Now before anyone goes off on a the player decodes it so it doesn't matter rant, it does matter because the player cannot internally decode DTS-HD in HRA or MA formats. While not a crisis in the states in Europe many titles are DTS-HD MA. I have a feeling a firmware upgrade for DTS-HD HRA is coming for internal decoding. As processor intensive as the DTS-HD MA is I highly doubt it.

Getting more specific will any of these players support 7.1 channel audio from DD+, True HD or DTS-HD with a firmware upgrade. Maybe it would take a 3rd gen player to do this. In the manuel for the XA2 the max listed channels is 5.1. Anyone here with who can add more detail to this?
post #2 of 33
First of all are those European titles's DTS HD MA tracks are advanced or standard content?
Second, the only reason IMO to enable these players to pass those new formats undecoded, is to bypass the limitation of the players. I.E. only 5.1 ch.
However what might be possible is with a FW update for at least with Dolby THD, that the player decodes it and send 7.1 ch PCM instead. DTS HD MA is another matter. We shall see.
BTW do you have a link where they announced this new audio update?
post #3 of 33
Thread Starter 
The information came from Tolstoi who posts here and Javier who is an hddvd insider from a french forum. This rumour at this point as Toshiba has not officially confirmed it. Kind of like their 24p rumours that started last Dec. I first read this from Javier who posted it in May and mentioned the June firmware for the web enabled content as well. The rumours have been consistent in stating the Sept. time frame for this to occur. Whether True HD will be lighting up on Onkyo Receivers by then remains to be seen.
post #4 of 33
will the A2 get dts-hd MA pass through as well? or is it just the XA2?
post #5 of 33
Quote:
Originally Posted by PRO-630HD View Post

I have a feeling a firmware upgrade for DTS-HD HRA is coming for internal decoding. As processor intensive as the DTS-HD MA is I highly doubt it.

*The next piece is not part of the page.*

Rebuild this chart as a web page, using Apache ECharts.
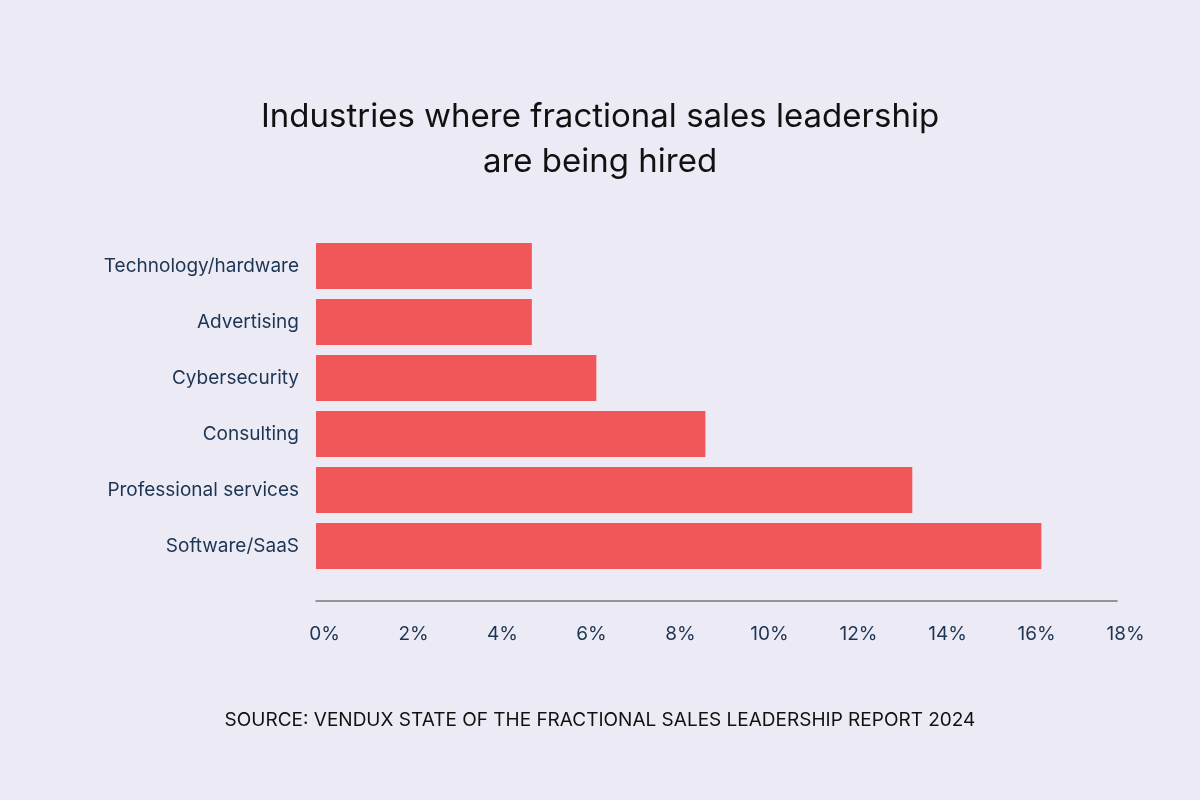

I've yet to see any verification at all that DTS-HD MA decoding on HD DVD is significantly more (or even any more) processor intensive that DD TrueHD. As far as I can tell it's nothing more than a rumor, perhaps based on the higher DTS-HD MA bandwidth limit than DD-TrueHD on BD, but that's BD, not HD DVD.

If anyone has some solid information to support that contention, I'll be very happy to take a look at it. Until such information shows -- it looks like smoke to me.

Thanks -- Trevor
post #6 of 33
Thread Starter 
All I can say is Chris Walker from Pioneer confirmed that the BDP-94HD will not get DTS-HD MA as he claimed processing was too intense, though he has confirmed that it will get a firmware upgrade for DTS-HD HRA. But again that is bluray not hddvd as you pointed out.
post #7 of 33
Thread Starter 
Quote:
Originally Posted by Rakesh.S View Post

will the A2 get dts-hd MA pass through as well? or is it just the XA2?

The A2 and A20 cannot do pass through at all since they have HDMI 1.2a, They will have to decode the audio internally and send it out as LPCM.
post #8 of 33
Quote:
Originally Posted by PRO-630HD View Post

All I can say is Chris Walker from Pioneer confirmed that the BDP-94HD will not get DTS-HD MA as he claimed processing was too intense, though he has confirmed that it will get a firmware upgrade for DTS-HD HRA. But again that is bluray not hddvd as you pointed out.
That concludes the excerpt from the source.